Genius – can you see what Rice is trying to do? Think about how divided America is at the moment – the times they don’t change!! This is a call for unity, a call for the Country music family and wider world to pull together.

Rice takes over from LeDoux in a beefed up, rockier version of the song that I think will go down a storm with the younger generation of Country fans who are unaware of LeDoux and what he stood for. The family give this version their stamp of approval and authenticity by having Ned LeDoux feature on track. Ned, a musician in his own right, started playing with his father’s band in 1998 and now tours playing a mixture of his and his father’s music.
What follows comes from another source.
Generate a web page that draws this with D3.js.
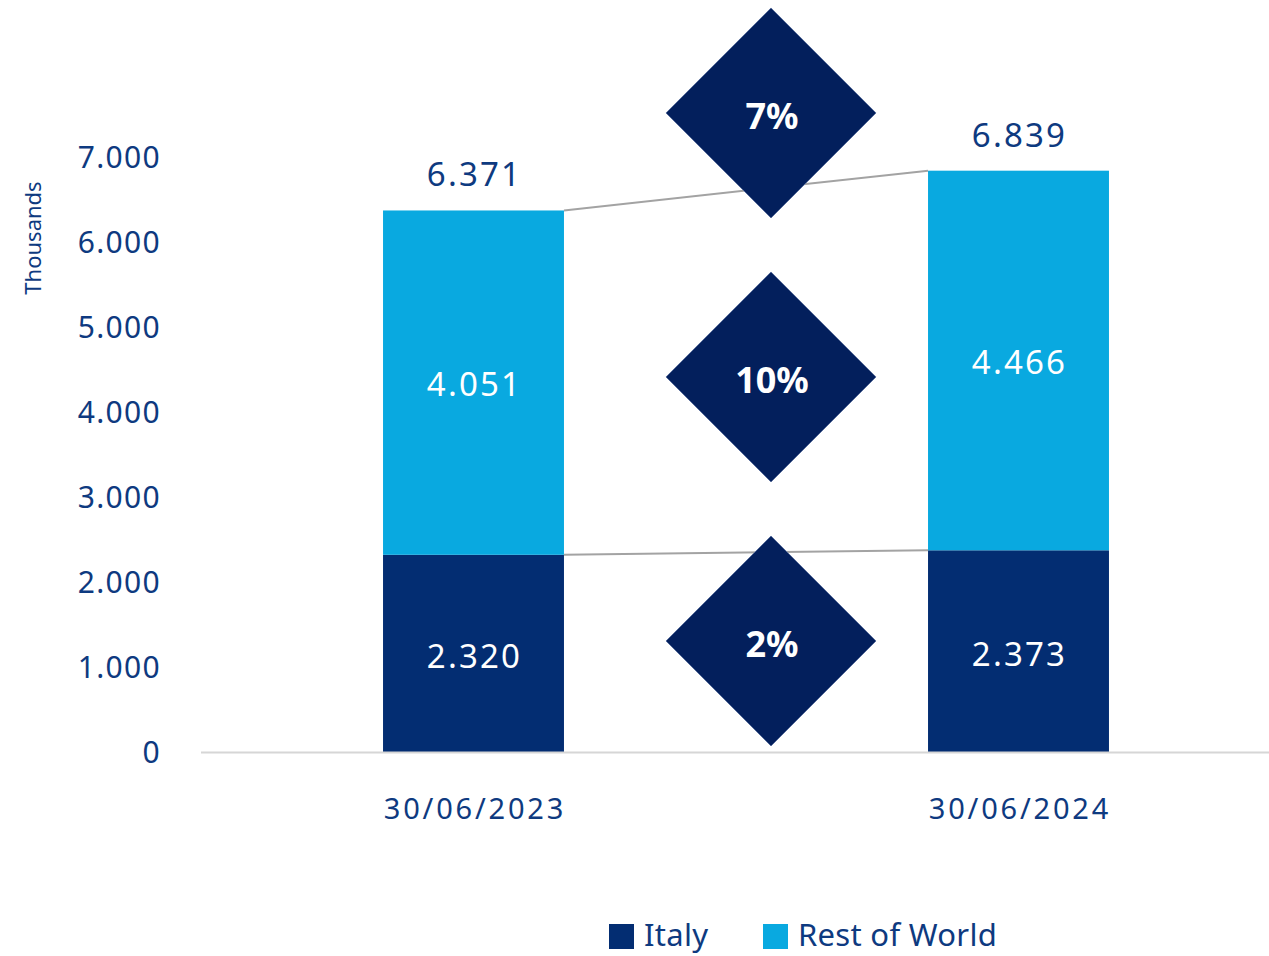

Of course, older fans and diehards will hate it but then they always do, don’t they?  I love the guitars: the wailing electric guitars that usher in the ending of the song after a redneck stands up to a bunch of bikers teasing him about his hat. I also love the bravery exhibited by Rice in taking on this song and I applaud him for doing a damn good job at putting his own mark on it.

This album is bookended by two huge songs, ‘Lions’ and ‘This Cowboys Hat’ and it works superbly. There is a flow, a narrative to it, that brings an opening and a closing that is rare to find in this ‘shuffle’ orientated, playlist based world. The last four songs are simply awesome and there are a couple of potential hit singles hiding amongst the rest so all in all this might well be the perfect album for Chase Rice to return from the wilderness with. A December UK tour of smaller venues tells me he is not afraid to get his hands dirty and that his team know that building a fan base over here in England can work wonders for the buzz back in the States, just ask Kacey Musgraves and Maren Morris about that! 2018 is going to be a big year for Chase Rice – he needs some traction, some buzz and a damn good tour placement but if Broken Bow can secure all or at least some of those things there is no reason why ‘Lambs and Lions’ cannot find a little niche for itself amongst all the other things happening in Country music right now. Amen.